From: Andre Vieira <andre.simoesdiasvieira@arm.com>
To: gcc-patches@gcc.gnu.org
Cc: stam.markianos-wright@arm.com, richard.earnshaw@arm.com,
Andre Vieira <andre.simoesdiasvieira@arm.com>
Subject: [PATCH v5 0/5] arm: Add support for MVE Tail-Predicated Low Overhead Loops
Date: Thu, 22 Feb 2024 17:37:58 +0000 [thread overview]
Message-ID: <20240222173803.20989-1-andre.simoesdiasvieira@arm.com> (raw)
[-- Attachment #1: Type: text/plain, Size: 4368 bytes --]
Hi,
This is a reworked patch series from. The main differences are a further split
of patches, where:
[1/5] is arm specific and has been approved before,
[2/5] is target agnostic, has had no substantial changes from v3.
[3/5] new arm specific patch that is split from the original last patch and
annotates across lane instructions that are safe for tail predication if their
tail predicated operands are zeroed.
[4/5] new arm specific patch that could be committed indepdent of series to fix
an obvious issue and remove unused unspecs & iterators.

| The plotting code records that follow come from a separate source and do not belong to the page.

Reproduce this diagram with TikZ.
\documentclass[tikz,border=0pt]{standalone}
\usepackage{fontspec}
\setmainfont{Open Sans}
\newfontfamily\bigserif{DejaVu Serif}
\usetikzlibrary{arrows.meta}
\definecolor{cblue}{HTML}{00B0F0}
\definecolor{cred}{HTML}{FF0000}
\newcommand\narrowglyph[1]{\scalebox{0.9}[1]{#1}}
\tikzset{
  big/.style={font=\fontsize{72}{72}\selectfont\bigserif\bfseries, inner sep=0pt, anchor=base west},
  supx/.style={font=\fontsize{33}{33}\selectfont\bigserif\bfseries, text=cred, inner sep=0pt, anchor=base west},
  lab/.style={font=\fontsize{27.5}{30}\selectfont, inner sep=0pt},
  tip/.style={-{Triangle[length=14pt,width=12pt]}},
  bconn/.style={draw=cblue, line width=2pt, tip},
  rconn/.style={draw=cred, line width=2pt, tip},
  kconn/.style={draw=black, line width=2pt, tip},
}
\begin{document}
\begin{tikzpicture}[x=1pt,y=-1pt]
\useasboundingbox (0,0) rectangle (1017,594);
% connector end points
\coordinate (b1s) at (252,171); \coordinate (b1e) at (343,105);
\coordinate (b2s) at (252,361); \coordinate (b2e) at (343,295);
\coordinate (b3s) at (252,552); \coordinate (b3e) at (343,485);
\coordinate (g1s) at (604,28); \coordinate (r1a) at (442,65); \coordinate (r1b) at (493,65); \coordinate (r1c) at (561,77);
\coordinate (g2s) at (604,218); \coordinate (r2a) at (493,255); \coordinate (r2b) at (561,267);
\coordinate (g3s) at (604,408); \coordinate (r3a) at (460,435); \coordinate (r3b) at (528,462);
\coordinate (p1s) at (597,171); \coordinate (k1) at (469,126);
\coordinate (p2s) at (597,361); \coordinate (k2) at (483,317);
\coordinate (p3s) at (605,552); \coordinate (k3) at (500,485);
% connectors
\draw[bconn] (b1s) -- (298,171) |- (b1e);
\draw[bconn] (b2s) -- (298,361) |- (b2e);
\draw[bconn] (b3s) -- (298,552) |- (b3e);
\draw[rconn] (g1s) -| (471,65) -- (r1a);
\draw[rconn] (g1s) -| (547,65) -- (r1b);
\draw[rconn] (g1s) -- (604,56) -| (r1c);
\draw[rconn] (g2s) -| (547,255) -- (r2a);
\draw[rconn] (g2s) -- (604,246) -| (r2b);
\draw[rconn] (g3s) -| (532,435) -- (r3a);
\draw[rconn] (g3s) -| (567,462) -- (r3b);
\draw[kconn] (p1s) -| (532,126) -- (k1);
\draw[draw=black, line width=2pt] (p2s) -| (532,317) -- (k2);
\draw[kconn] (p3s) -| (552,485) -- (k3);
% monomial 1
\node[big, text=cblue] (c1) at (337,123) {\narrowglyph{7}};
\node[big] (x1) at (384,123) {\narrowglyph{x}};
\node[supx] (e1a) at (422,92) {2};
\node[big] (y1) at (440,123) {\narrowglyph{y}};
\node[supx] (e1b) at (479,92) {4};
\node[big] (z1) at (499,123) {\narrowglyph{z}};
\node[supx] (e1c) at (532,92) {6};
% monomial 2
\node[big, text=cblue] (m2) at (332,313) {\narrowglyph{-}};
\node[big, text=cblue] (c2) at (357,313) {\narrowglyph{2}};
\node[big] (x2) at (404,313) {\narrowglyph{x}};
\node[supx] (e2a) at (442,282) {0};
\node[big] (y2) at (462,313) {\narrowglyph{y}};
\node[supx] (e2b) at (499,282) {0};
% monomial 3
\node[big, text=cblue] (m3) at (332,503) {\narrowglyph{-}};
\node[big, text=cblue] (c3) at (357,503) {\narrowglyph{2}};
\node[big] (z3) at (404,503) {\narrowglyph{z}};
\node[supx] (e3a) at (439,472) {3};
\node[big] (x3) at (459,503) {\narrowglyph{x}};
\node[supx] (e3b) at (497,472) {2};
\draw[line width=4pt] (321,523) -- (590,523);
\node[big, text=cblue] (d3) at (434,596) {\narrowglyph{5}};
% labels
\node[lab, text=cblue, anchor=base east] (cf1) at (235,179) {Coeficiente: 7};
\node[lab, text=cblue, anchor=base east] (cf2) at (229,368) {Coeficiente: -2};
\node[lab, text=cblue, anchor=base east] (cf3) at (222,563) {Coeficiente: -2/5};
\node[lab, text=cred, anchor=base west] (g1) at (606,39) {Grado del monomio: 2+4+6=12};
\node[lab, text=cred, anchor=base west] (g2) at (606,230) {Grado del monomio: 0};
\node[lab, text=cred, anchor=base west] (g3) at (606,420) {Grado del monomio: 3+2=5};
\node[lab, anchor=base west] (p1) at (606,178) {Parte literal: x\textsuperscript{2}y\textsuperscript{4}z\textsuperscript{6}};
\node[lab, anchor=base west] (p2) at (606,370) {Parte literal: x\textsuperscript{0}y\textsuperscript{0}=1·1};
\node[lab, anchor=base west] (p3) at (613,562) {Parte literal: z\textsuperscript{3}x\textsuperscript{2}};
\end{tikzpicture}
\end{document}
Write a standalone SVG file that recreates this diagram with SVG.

[5/5] (v3-v4) reworked last patch refactoring the implicit predication and some other
validity checks, (v4-v5) removed the expectation that vctp instructions are
always zero extended after this was fixed on trunk.
Original cover letter:
This patch adds support for Arm's MVE Tail Predicated Low Overhead Loop
feature.
The M-class Arm-ARM:
https://developer.arm.com/documentation/ddi0553/bu/?lang=en
Section B5.5.1 "Loop tail predication" describes the feature
we are adding support for with this patch (although
we only add codegen for DLSTP/LETP instruction loops).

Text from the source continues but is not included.